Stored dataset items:
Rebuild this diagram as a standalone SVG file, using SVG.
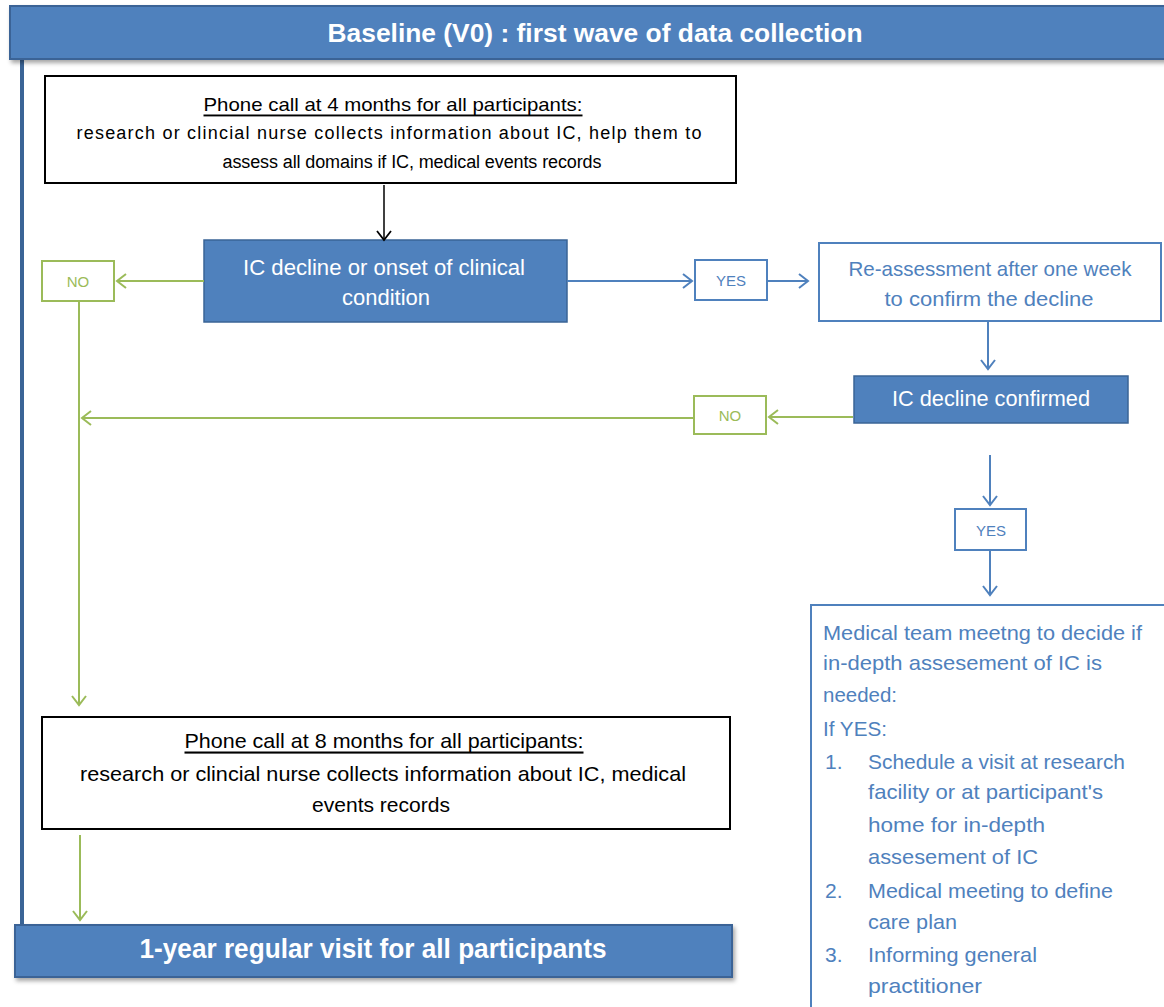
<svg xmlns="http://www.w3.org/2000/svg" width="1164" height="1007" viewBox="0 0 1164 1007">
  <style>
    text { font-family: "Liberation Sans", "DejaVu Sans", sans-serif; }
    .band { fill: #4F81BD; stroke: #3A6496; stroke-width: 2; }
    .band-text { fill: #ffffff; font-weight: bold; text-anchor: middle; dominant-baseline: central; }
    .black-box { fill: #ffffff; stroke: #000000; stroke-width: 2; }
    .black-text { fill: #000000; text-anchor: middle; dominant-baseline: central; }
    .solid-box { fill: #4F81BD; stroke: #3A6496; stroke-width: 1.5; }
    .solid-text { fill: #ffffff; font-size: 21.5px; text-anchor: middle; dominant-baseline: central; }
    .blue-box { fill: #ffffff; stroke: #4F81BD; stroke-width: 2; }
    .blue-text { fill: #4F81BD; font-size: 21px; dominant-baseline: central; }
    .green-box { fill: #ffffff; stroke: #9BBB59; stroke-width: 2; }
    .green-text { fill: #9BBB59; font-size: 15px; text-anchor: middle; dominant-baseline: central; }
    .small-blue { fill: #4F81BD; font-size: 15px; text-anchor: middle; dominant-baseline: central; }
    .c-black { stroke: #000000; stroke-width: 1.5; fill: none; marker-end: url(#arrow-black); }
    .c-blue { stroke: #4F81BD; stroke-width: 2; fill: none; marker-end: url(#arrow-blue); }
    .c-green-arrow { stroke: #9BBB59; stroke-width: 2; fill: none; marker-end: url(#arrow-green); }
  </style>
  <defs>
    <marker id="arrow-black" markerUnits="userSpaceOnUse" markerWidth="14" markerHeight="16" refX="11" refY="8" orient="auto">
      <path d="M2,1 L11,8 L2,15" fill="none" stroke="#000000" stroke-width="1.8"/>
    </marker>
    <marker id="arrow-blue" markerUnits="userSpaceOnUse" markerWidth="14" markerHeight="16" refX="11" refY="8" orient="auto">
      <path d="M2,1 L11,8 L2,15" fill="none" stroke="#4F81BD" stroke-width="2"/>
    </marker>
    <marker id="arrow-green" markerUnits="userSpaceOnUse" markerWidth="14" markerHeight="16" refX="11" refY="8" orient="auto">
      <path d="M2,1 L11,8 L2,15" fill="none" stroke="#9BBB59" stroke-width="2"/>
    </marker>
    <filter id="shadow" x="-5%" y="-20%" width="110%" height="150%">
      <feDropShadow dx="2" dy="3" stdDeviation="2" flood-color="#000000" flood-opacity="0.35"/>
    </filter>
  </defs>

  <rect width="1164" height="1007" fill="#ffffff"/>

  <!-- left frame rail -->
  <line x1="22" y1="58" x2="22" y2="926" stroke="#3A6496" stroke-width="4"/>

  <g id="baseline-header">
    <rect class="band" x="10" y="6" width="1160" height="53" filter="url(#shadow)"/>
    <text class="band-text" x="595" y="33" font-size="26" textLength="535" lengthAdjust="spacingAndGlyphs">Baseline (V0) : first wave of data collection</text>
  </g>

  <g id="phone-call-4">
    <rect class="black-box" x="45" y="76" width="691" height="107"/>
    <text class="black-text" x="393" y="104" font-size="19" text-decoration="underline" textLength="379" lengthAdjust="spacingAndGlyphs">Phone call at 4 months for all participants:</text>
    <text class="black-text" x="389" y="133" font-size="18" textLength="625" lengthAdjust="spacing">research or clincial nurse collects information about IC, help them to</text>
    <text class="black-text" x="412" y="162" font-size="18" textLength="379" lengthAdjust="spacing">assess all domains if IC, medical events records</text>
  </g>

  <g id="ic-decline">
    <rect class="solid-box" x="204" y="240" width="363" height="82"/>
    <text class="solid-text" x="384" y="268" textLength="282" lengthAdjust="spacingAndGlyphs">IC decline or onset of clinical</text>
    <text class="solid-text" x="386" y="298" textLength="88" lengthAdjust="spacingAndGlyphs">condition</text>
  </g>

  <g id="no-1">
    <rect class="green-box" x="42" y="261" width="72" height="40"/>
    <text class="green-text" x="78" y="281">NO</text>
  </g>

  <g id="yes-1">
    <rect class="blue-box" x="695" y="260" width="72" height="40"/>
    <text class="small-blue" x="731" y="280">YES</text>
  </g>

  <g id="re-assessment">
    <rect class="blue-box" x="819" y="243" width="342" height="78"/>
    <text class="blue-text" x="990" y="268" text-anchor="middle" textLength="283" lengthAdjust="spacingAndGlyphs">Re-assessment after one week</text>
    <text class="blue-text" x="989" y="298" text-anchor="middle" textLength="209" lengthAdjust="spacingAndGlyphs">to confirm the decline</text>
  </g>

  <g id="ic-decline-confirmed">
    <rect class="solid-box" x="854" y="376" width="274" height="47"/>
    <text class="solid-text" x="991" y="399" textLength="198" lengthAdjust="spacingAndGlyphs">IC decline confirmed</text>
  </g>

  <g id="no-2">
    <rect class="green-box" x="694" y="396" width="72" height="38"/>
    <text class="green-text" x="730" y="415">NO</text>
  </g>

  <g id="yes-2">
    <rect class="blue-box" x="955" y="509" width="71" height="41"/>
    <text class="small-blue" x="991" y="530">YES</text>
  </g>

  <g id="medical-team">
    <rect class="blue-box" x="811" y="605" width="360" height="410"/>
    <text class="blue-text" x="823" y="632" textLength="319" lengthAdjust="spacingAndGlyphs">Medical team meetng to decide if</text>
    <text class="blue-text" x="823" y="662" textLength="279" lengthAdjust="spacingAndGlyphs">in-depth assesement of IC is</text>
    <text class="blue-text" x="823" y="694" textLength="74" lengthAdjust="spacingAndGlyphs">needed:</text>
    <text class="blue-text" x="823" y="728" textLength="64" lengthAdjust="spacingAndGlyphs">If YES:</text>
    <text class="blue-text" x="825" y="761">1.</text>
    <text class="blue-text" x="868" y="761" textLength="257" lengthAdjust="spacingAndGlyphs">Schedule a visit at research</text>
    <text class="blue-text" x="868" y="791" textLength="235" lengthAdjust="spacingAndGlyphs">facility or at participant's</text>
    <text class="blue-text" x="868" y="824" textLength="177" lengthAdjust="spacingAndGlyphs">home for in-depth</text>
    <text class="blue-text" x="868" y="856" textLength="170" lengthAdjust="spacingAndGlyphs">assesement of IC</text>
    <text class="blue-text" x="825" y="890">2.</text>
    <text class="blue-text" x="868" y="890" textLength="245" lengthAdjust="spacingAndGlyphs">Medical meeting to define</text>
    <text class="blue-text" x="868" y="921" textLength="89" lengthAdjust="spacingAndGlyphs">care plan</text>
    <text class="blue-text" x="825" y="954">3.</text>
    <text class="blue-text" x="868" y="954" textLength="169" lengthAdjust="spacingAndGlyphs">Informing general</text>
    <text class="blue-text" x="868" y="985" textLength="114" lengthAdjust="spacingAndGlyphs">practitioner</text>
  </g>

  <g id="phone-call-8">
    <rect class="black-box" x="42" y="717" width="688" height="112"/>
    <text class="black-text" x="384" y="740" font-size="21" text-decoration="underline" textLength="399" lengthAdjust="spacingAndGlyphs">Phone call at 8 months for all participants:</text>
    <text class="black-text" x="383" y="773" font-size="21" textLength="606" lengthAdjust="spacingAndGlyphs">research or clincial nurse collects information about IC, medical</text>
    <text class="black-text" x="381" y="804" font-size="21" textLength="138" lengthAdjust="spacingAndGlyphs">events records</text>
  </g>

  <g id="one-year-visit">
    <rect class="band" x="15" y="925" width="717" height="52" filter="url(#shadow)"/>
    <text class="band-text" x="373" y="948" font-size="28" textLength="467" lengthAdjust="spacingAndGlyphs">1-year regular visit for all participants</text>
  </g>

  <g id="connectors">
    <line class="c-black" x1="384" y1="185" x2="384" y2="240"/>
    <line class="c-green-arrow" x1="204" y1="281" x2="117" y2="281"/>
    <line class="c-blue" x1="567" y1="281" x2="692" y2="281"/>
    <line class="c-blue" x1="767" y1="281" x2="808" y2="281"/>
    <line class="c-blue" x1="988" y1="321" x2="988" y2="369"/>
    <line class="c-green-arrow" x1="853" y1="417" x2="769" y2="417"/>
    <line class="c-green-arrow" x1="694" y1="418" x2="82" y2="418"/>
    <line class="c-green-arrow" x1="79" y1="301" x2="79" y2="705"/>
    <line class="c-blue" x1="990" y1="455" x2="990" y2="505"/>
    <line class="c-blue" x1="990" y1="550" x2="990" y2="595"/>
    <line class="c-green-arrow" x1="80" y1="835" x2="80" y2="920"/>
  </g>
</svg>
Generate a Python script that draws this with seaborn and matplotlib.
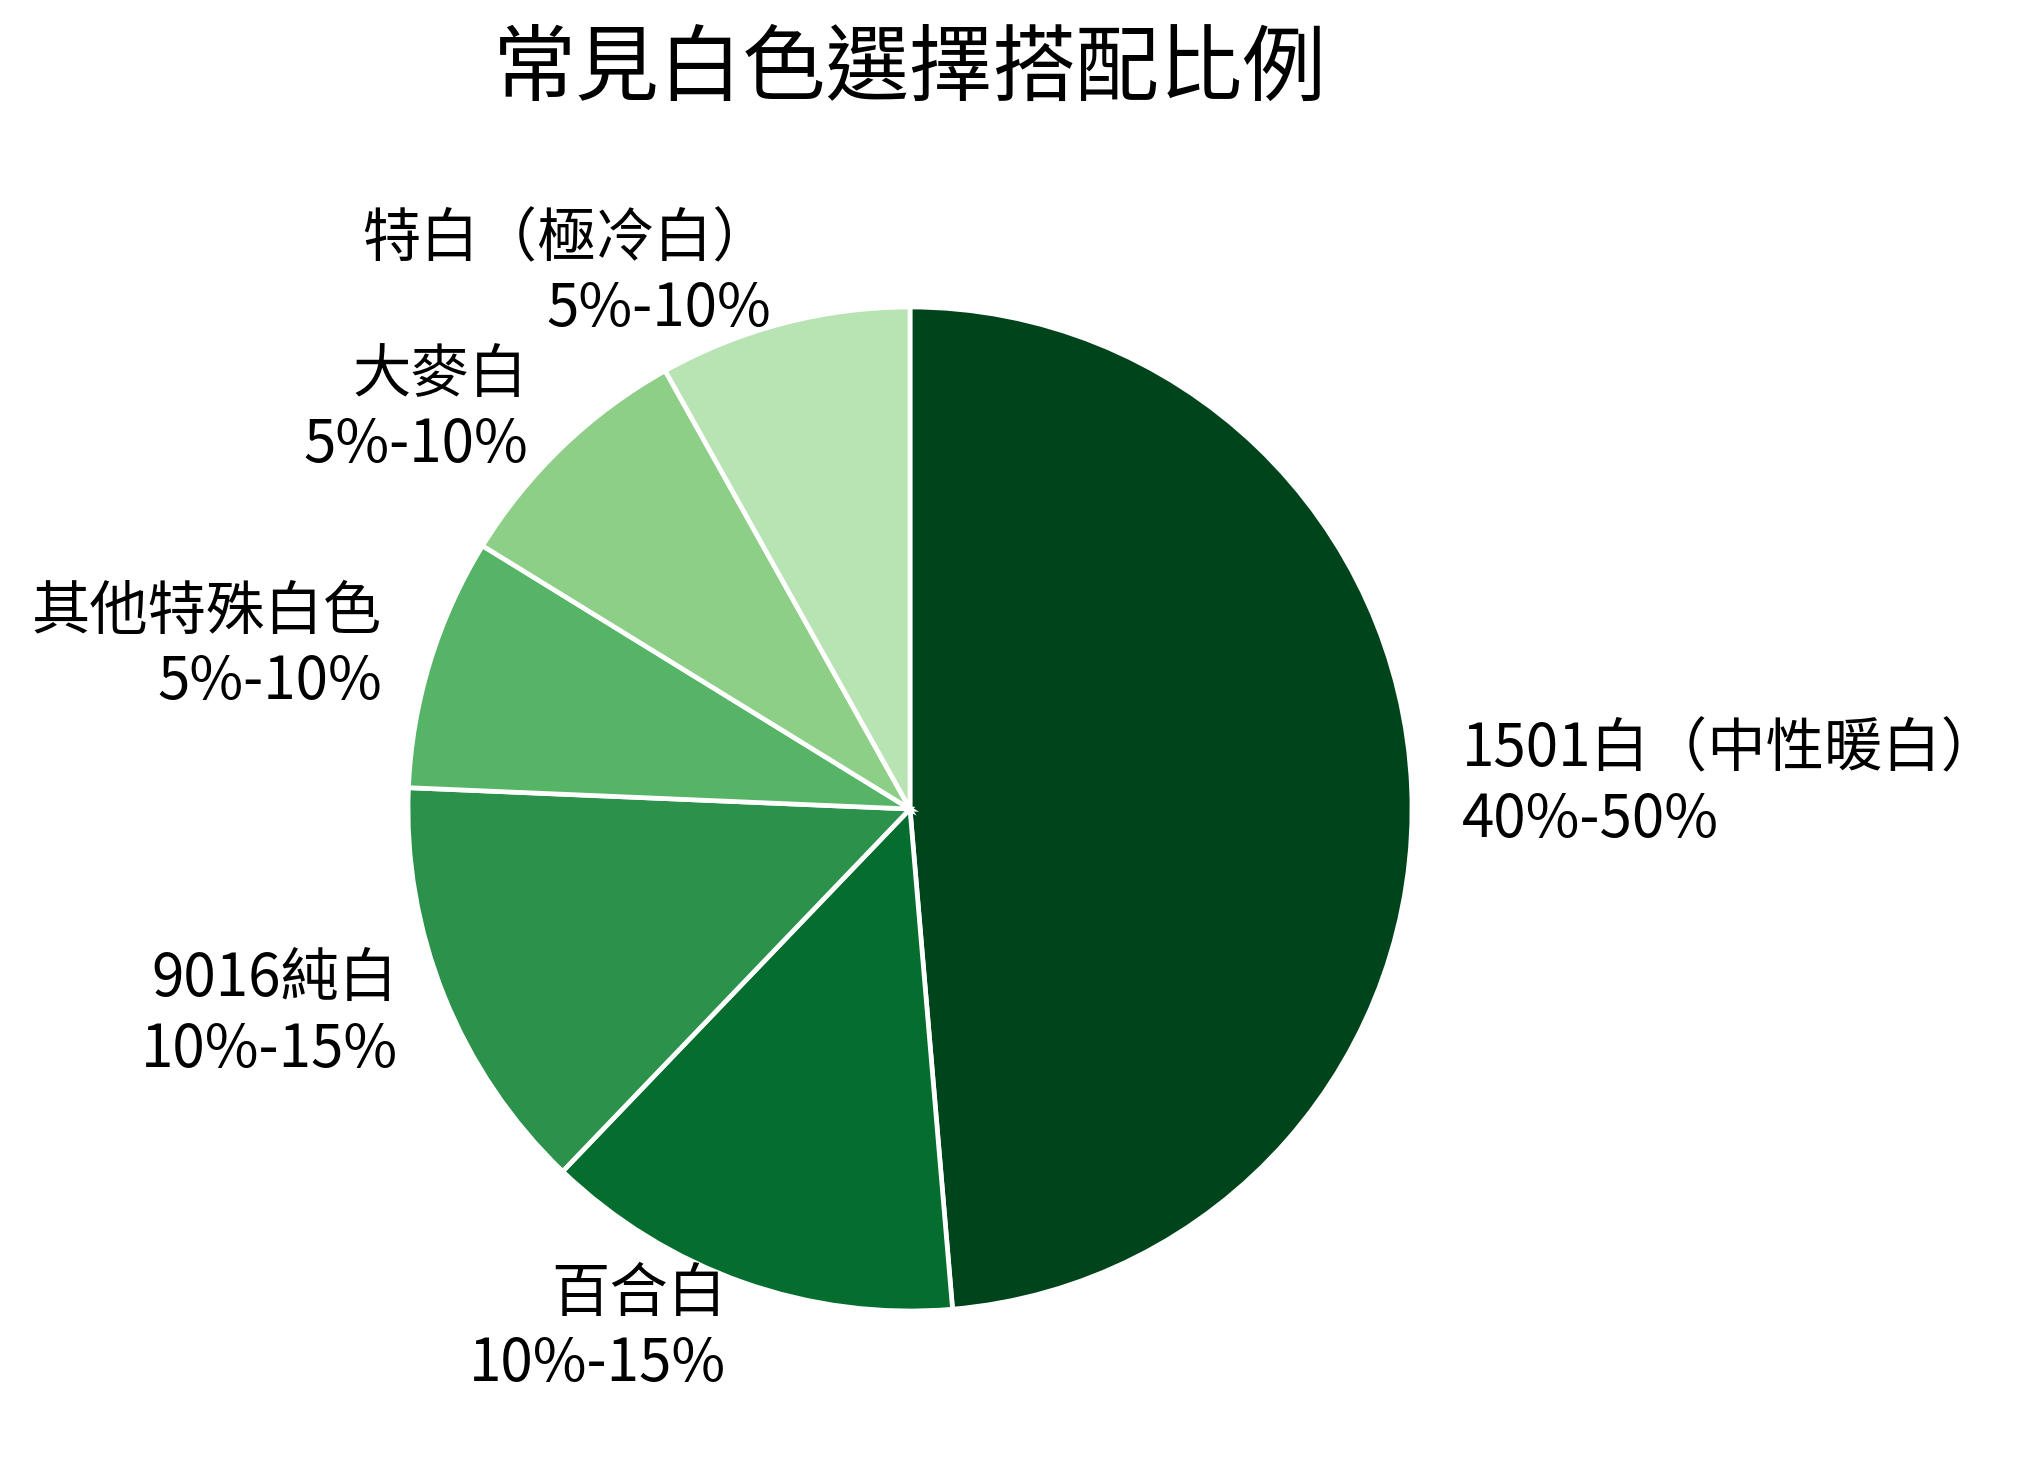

◆ **TASK**
Pick out the lines that include the word "this" and write them out.

◆ **ANSWER**
Rebuild this diagram as a standalone SVG file, using SVG.
Generate a Python script that draws this with seaborn and matplotlib.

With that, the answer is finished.